When my mom died, the waitress brought flowers and a card to the apartment expressing her sadness.  My mother smiled a big smiled.  She nodded as if she understood you, when she could not hear a word someone said even with her hearing aid ( except when I was with her and had to repeat everything directly into her ear). She would throw kisses at every baby that passed, waved at people who smiles at her.  She was, in a word, happy.  She enjoyed life.  It was all a big adventure to her.  Because she know she was going home, to her little wonderful cocoon , she said, her safe place.

If someone asked her something, her response was, “Mary will take care of it”.  It didn’t matter what it was.  “Mary will do it.”  And I did.  But ever so often, she was just off.  Not herself.  Downright mean.  Nothing was right.  The dinner I cooked was bad.  The meat terrible, cold, underdone.  “I can’t eat this”.  “I don’t like this” .  She would say to me ” Why are you being so nasty?” Lordy…I would yell at her, “It’s not me, it’s you”.  Then she would cry.  And I would cry.  And she would say, “I’m going to tell Charlie” – my brother.   I would go into my room and dissolve into tears.  I am a terrible daughter.  Why did I yell at her?  She can’t help it.  But she is just such a ….a……pain….a….pain….in ….the….ASS SOMETIMES!   Ok.  Breath.

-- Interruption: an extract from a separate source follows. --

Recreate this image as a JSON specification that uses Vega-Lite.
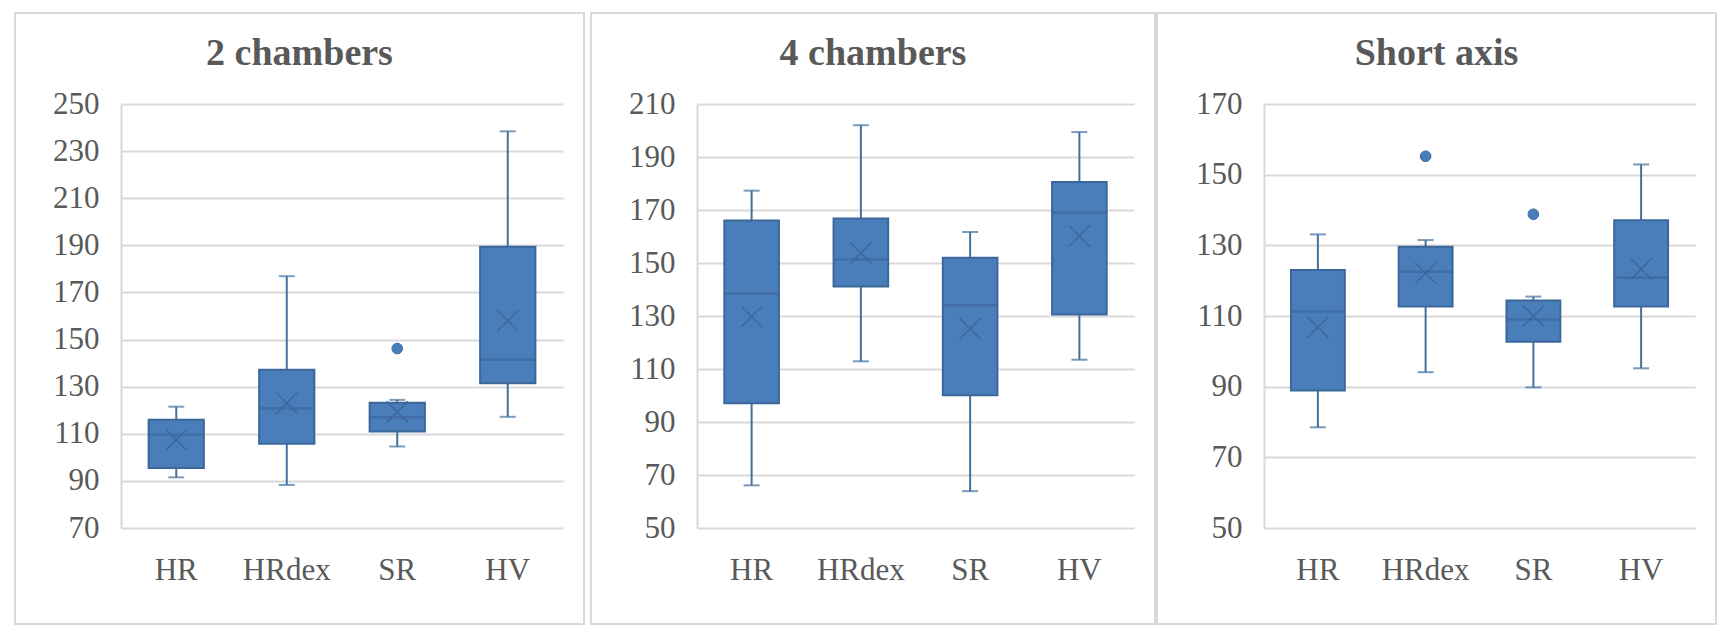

Then the next day was fine.  Except, of course, for the men she watch from our second floor window seat who stood across the street and watched her watching them. They were going to get her one day, maybe shoot her through the window, she said  I  tried to explain to her that what she was looking at was a small bar/restaurant and that the men standing outside were smoking and were really not staring at her.  And she began to ask me what day it was.  Every hour, then it was another question ever 1/2 hour.  Then it was the same question all day.  Then it was “where is the dog”, 10 minutes. Every 10 minutes.  I would answer.  “He’s right here mom”.  Then again, “where is the dog.”  “Right here”.  Where is the dog” “I gave him $5 and he went to get a beer”.  Mom would look at me.  You could see her trying to figure out what I just said and what it meant.

She squinted her eyes and looked at me again and half smiled.  Was this a key, a small victory?  Maybe I could just play with her sometimes.  Not always.  Just once in a while.  And she got it.  She answered me back.  “My mother would say, Don’t make a jack ass out of me”.  And we would laugh and the dog would jump on the couch.